Yuzu Fou, another of Marc Antoine Corticchiato’s creations, shares some notes in common with Azemour les Orangers, but this is a very different take on bottled sunshine with a remarkably different effect.

Supposedly an antidote to the frantic pace of Japanese urban life, I get something entirely different from it. I swear that inside my tiny sample bottle is an imp jumping up and down, singing…

”Wake up! Wake up! Your hibernation is almost over!”

With its zesty open of singing yuzu, grapefruit, orange and kumquat, I am not only awake and aware, but happy about it, too, dancing out the front door leaving a minty-green, kicky verbena trail in the frozen air behind me and nothing at all will ever drag my spirits down this day of all days, I shall grab the world by the tail and show it what I’m worth today.

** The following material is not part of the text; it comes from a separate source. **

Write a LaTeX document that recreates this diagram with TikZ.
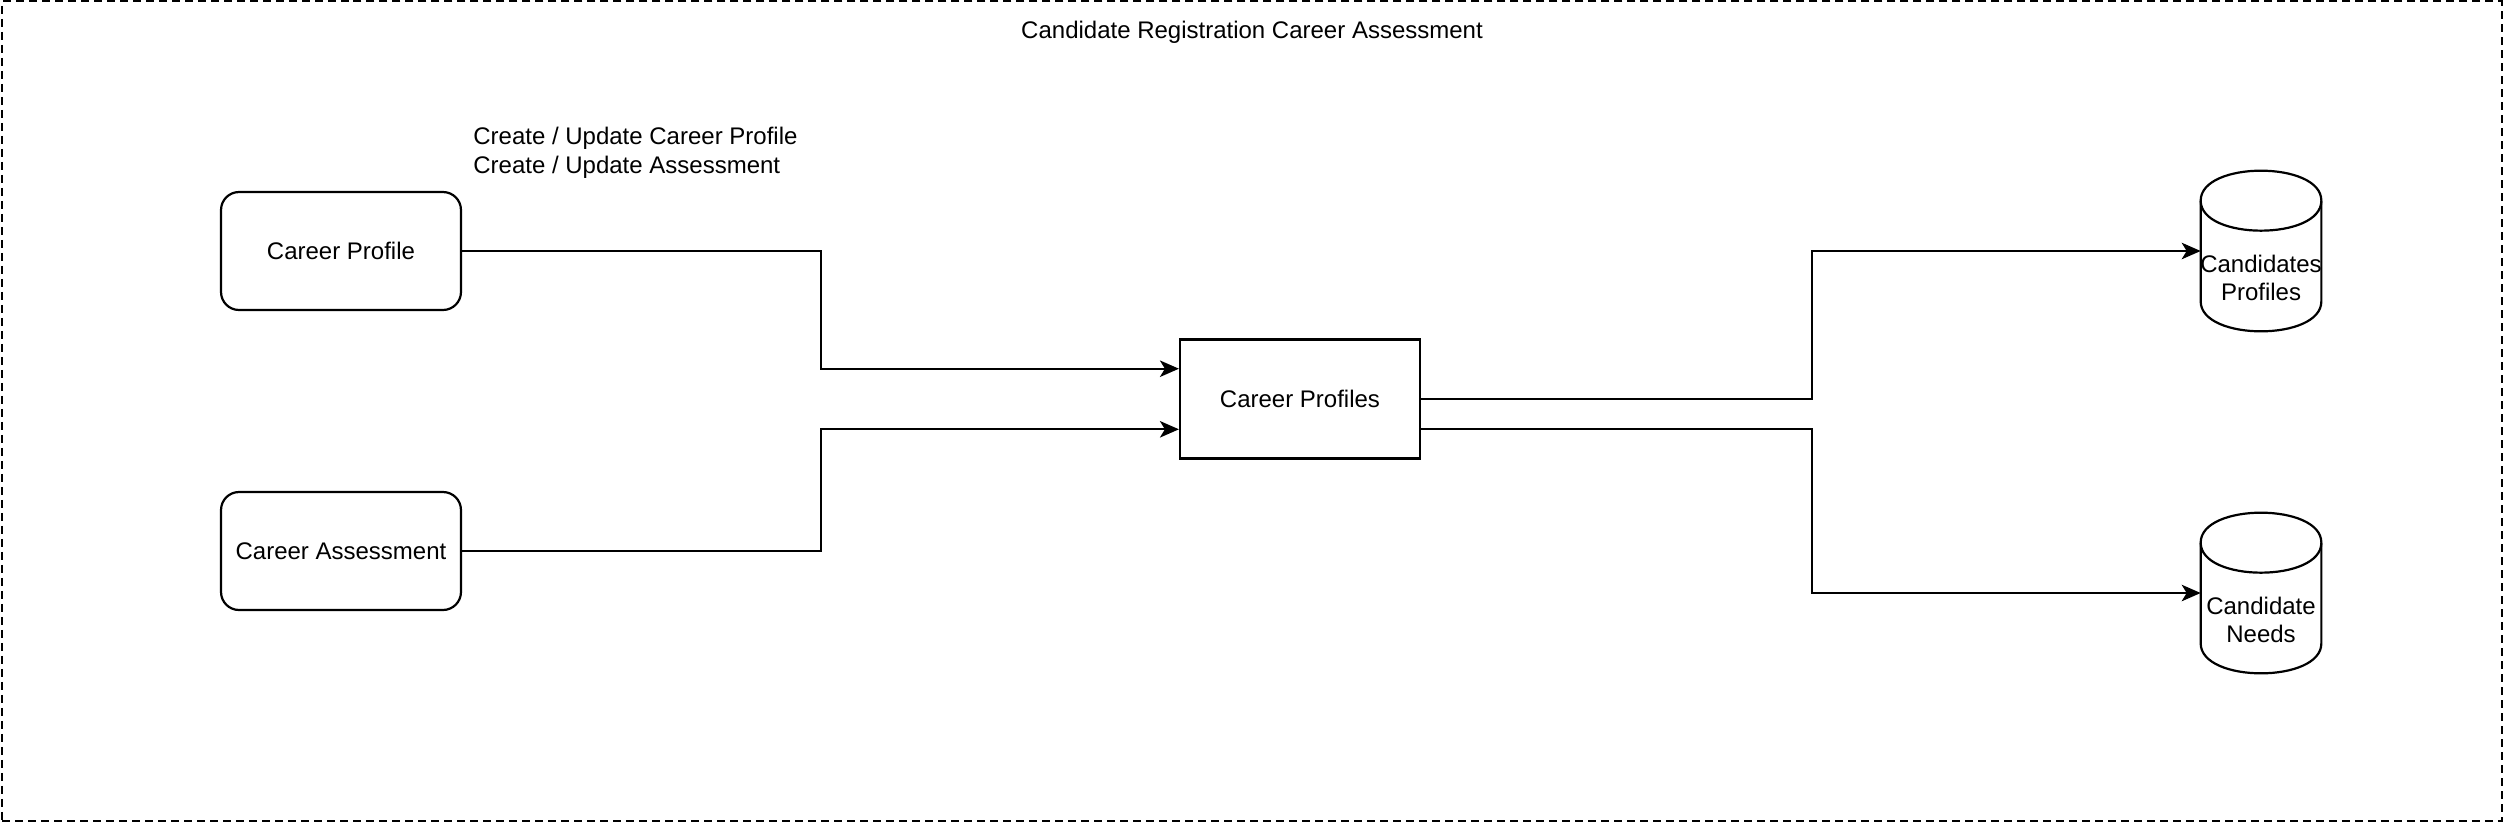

Yuzu Fou is yet another kind of happy, happy in an energetic, upbeat fashion, happy to exude its endless optimism in the face of winter.

But that’s not all Yuzu Fou (Crazy Yuzu) is and not all it remains, because just as with Azemour les Orangers, Yuzu Fou is nothing if not surprising. As that effervescent citrus, verbena and mint fade, it shows a far more contemplative face. Green bamboo accord is listed in the notes along with cedarwood and white musk, and I wonder if they give it that definite feel of Japanese incense I’ve met in other perfumes, adding up to something reminiscent of hinoki but greener, calmer and thoroughly confidence -enhancing.

If current scientific research is anything to go by, the scent of grapefruit can make your surroundings believe you’re up to ten years younger than you are, and at my age, that’s not something to sneeze at! As it dries down and evolves, I feel more and more Zen with every breath, more whole, more centered and less fragmented and believe it or not – still a hopeless optimist!

Both Azemour les Orangers and Yuzu Fou are two defiant, life-affirming laughs in the face of winter, bottled joys to remind you as you breathe them in and marvel as they evolve that no winter will last forever – not even this one!

The Parfum d’Empire line is available at Luckyscent, First in Fragrance and Les Senteurs, as well as directly from the Parfum d’Empire website.

Disclosure: Samples were sent courtesy of the utterly fabulous Nick of Les Senteurs. Nick now has at least twelve more reasons to be thanked  – and adored!

Notes for Azemour les Orangers: Orange, clementine, tangerine, grapefruit, coriander, black and pink pepper, galbanum, cassis, neroli, geranium, orange blossom absolute, rose, hay, oakmoss, henna, woods.

Notes for Yuzu Fou: Yuzu, kumquat, sweet and bitter orange, mint, verbena, neroli, green bamboo accord, cedarwood, white musk.